In reality, he considered himself to be more of a Viking protecting his family from invading raiders, and when he went off to work, stoic as usual, and sporting a meditative gaze without so much as a goodbye, he thought this day could be my final ticket to Valhalla, but I’ll make sure my family will be taken care of a while longer before they’re lucky enough to meet me there.

That’s totally different than the way I think about myself going to work, though I admit with my backpack on during the walk there each morning, there is this sense I’m entering a wilderness I’ll need to be cautious with if I’m to make it home by the afternoon with the harvested food I’ll need to ration for the coming winter, knowing care, while still around, is so hard to come by you can’t count on it to be there when you need it to be, and must learn to live like a miniature of yourself if you want to stay manageable on earth.

I think if my father were alive today, he’d look at the way I choose to live and laugh and tell me I never had it so good.
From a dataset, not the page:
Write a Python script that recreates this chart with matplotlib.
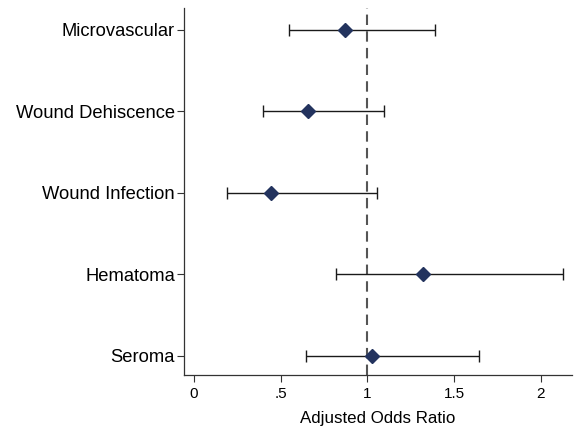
import matplotlib
matplotlib.use("Agg")
import matplotlib.pyplot as plt

outcomes = ["Seroma", "Hematoma", "Wound Infection", "Wound Dehiscence", "Microvascular"]
odds_ratio = [1.026, 1.322, 0.443, 0.658, 0.870]
ci_low = [0.643, 0.820, 0.187, 0.395, 0.547]
ci_high = [1.644, 2.129, 1.055, 1.095, 1.388]
xticks = [0, 0.5, 1, 1.5, 2]
xticklabels = ["0", ".5", "1", "1.5", "2"]

plt.rcParams['font.family'] = ['Liberation Sans', 'DejaVu Sans']

fig = plt.figure(figsize=(5.74, 4.29), dpi=100)
ax = fig.add_axes([0.3206, 0.1259, 0.676, 0.8555])

ypos = list(range(1, len(outcomes) + 1))
ax.axvline(1, color='#555555', linestyle=(0, (5, 3)), linewidth=1.5, zorder=1)
xerr = [[o - l for o, l in zip(odds_ratio, ci_low)], [h - o for o, h in zip(odds_ratio, ci_high)]]
ax.errorbar(odds_ratio, ypos, xerr=xerr, fmt='none', ecolor='#1a1a1a',
            elinewidth=1.0, capsize=4, capthick=1.0, zorder=2)
ax.plot(odds_ratio, ypos, linestyle='none', marker='D', markersize=7,
        color='#23335e', zorder=3)

ax.set_xlim(-0.058, 2.18)
ax.set_ylim(0.767, 5.27)
ax.set_yticks(ypos)
ax.set_yticklabels(outcomes, fontsize=13.2)
ax.set_xticks(xticks)
ax.set_xticklabels(xticklabels, fontsize=11)
ax.set_xlabel("Adjusted Odds Ratio", fontsize=12.2, labelpad=7)
ax.tick_params(axis='both', direction='out', length=5, width=0.8, color='#333333')
ax.tick_params(axis='y', pad=1.5)
for s in ['top', 'right']:
    ax.spines[s].set_visible(False)
for s in ['left', 'bottom']:
    ax.spines[s].set_linewidth(0.9)
    ax.spines[s].set_color('#333333')

fig.savefig("out.png", dpi=100)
Except he wouldn’t understand my way of providing, which is to pick the food I eat sometimes so wisely, going hungry must become a part of my life, and I’m pretty sure even if he did understand it, he wouldn’t be able to stomach that for reasons that pretty much have everything to do with how he was raised, which favored the nepotistic idea that like indulges like.
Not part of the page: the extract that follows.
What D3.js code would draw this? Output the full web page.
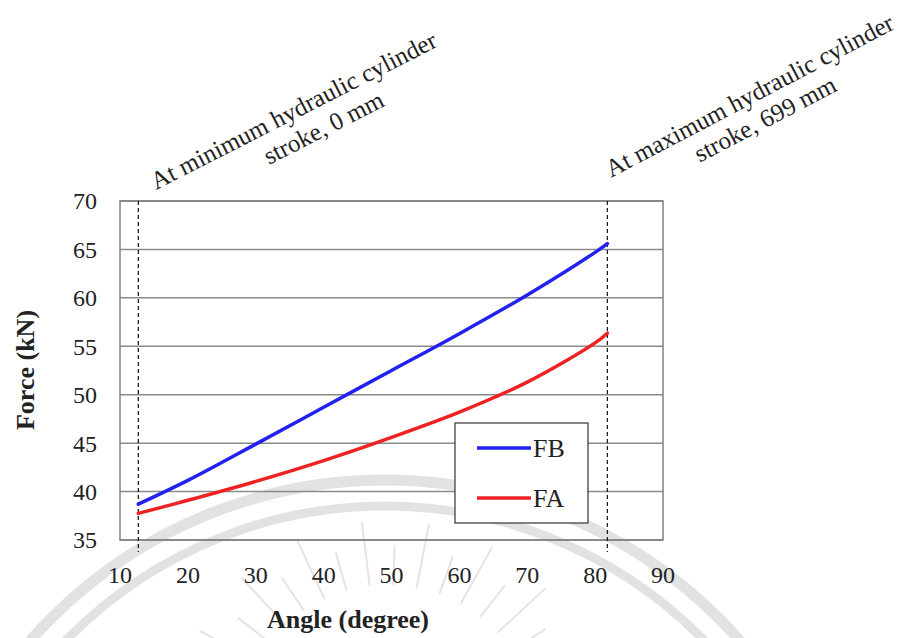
<!DOCTYPE html>
<html>
<head>
<meta charset="utf-8">
<script src="https://cdn.jsdelivr.net/npm/d3@7"></script>
<style>
  html, body { margin: 0; padding: 0; background: #fff; }
  svg { display: block; }
  text { font-family: "Liberation Serif", "Times New Roman", serif; fill: #222; }
</style>
</head>
<body>
<svg id="chart" width="912" height="638"></svg>
<script>
// Cylinder force versus boom angle
const angleFB = [12.7, 20, 30, 40, 50, 60, 70, 80, 81.8];
const forceFB = [38.7, 41.15, 44.9, 48.7, 52.5, 56.3, 60.3, 64.7, 65.6];
const angleFA = [12.7, 20, 30, 40, 50, 60, 70, 80, 81.8];
const forceFA = [37.75, 39.1, 41.05, 43.2, 45.6, 48.2, 51.3, 55.35, 56.35];
const seriesNames = ["FB", "FA"];
const seriesColors = ["#2222ee", "#ee2222"];
const xTicks = [10, 20, 30, 40, 50, 60, 70, 80, 90];
const yTicks = [35, 40, 45, 50, 55, 60, 65, 70];
const strokeLimits = [12.7, 81.8];
const strokeNotes = [
  ["At minimum hydraulic cylinder", "stroke, 0 mm"],
  ["At maximum hydraulic cylinder", "stroke, 699 mm"]
];

const svg = d3.select("#chart");
const plot = { left: 120, right: 663, top: 201, bottom: 540 };

const x = d3.scaleLinear().domain([10, 90]).range([plot.left, plot.right]);
const y = d3.scaleLinear().domain([35, 70]).range([plot.bottom, plot.top]);

// faint emblem in the background
const emblem = svg.append("g").attr("fill", "none");
const ec = { x: 385, y: 952 };
[472, 446].forEach((r, i) => {
  emblem.append("circle")
    .attr("cx", ec.x).attr("cy", ec.y).attr("r", r)
    .attr("stroke", "#e2e2e2").attr("stroke-width", i === 0 ? 11 : 9);
});
const rayCenter = { x: 388, y: 735 };
d3.range(-70, 71, 9).forEach((a, i) => {
  const t = a * Math.PI / 180;
  const r0 = 150, r1 = i % 2 ? 215 : 190;
  emblem.append("line")
    .attr("x1", rayCenter.x + r0 * Math.sin(t)).attr("y1", rayCenter.y - r0 * Math.cos(t))
    .attr("x2", rayCenter.x + r1 * Math.sin(t)).attr("y2", rayCenter.y - r1 * Math.cos(t))
    .attr("stroke", "#e4e4e4").attr("stroke-width", 2);
});

// horizontal gridlines
svg.append("g")
  .selectAll("line").data(yTicks).join("line")
  .attr("x1", plot.left).attr("x2", plot.right)
  .attr("y1", d => y(d)).attr("y2", d => y(d))
  .attr("stroke", "#8a8a8a").attr("stroke-width", 1.5);

// plot frame
svg.append("rect")
  .attr("x", plot.left).attr("y", plot.top)
  .attr("width", plot.right - plot.left).attr("height", plot.bottom - plot.top)
  .attr("fill", "none").attr("stroke", "#808080").attr("stroke-width", 1.5);

// y axis labels
svg.append("g")
  .selectAll("text").data(yTicks).join("text")
  .attr("x", 97).attr("y", d => y(d))
  .attr("dy", "0.35em")
  .attr("text-anchor", "end")
  .attr("font-size", 24)
  .text(d => d);

// x axis labels
svg.append("g")
  .selectAll("text").data(xTicks).join("text")
  .attr("x", d => x(d)).attr("y", 583)
  .attr("text-anchor", "middle")
  .attr("font-size", 24)
  .text(d => d);

// axis titles
svg.append("text")
  .attr("transform", "translate(34,370) rotate(-90)")
  .attr("text-anchor", "middle")
  .attr("font-size", 26).attr("font-weight", "bold")
  .text("Force (kN)");
svg.append("text")
  .attr("x", 348).attr("y", 628)
  .attr("text-anchor", "middle")
  .attr("font-size", 26).attr("font-weight", "bold")
  .text("Angle (degree)");

// legend box
const legend = { x: 455, y: 423, w: 133, h: 100 };
svg.append("rect")
  .attr("x", legend.x).attr("y", legend.y)
  .attr("width", legend.w).attr("height", legend.h)
  .attr("fill", "#fff").attr("stroke", "#333").attr("stroke-width", 1.2);

// stroke limit markers
svg.append("g")
  .selectAll("line").data(strokeLimits).join("line")
  .attr("x1", d => x(d)).attr("x2", d => x(d))
  .attr("y1", plot.top).attr("y2", plot.bottom + 12)
  .attr("stroke", "#111").attr("stroke-width", 1.2)
  .attr("stroke-dasharray", "4,3");

// annotation text for the stroke limits
const noteLayout = [
  { dx: 159, dy: -83, angle: -27, sx: 19, sy: 29 },
  { dx: 146, dy: -98, angle: -27.7, sx: 3, sy: 28 }
];
strokeLimits.forEach((s, i) => {
  const L = noteLayout[i];
  const g = svg.append("g")
    .attr("transform", `translate(${x(s) + L.dx},${plot.top + L.dy}) rotate(${L.angle})`);
  g.append("text")
    .attr("x", 0).attr("y", 0)
    .attr("text-anchor", "middle")
    .attr("font-size", 25)
    .text(strokeNotes[i][0]);
  g.append("text")
    .attr("x", L.sx).attr("y", L.sy)
    .attr("text-anchor", "middle")
    .attr("font-size", 25)
    .text(strokeNotes[i][1]);
});

// force curves
const line = d3.line()
  .x(d => x(d[0]))
  .y(d => y(d[1]))
  .curve(d3.curveCatmullRom.alpha(0.5));

const series = [
  d3.zip(angleFB, forceFB),
  d3.zip(angleFA, forceFA)
];
svg.append("g")
  .selectAll("path").data(series).join("path")
  .attr("d", line)
  .attr("fill", "none")
  .attr("stroke", (d, i) => seriesColors[i])
  .attr("stroke-width", 3.5)
  .attr("stroke-linecap", "round");

// legend entries
const entries = svg.append("g")
  .selectAll("g").data(seriesNames).join("g")
  .attr("transform", (d, i) => `translate(${legend.x},${legend.y + 25 + i * 50})`);
entries.append("line")
  .attr("x1", 22).attr("x2", 76)
  .attr("stroke", (d, i) => seriesColors[i])
  .attr("stroke-width", 3.5);
entries.append("text")
  .attr("x", 78).attr("dy", "0.35em")
  .attr("font-size", 26)
  .text(d => d);
</script>
</body>
</html>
Somewhat hesitantly, and not expecting praise, if he were here now, I’d like to think I’d tell him it’s my job to both literally and figuratively go hungry sometimes, and that I believe this can decrease a lot of suffering through limiting unhealthy interdependence. But I know that in his usual hypocritical and manipulative way he’d just have thought that was only my choice, and that any other hardships I endured as a consequence of that choice I only chose to take on, and must now sort of learn how to be friends with without his help.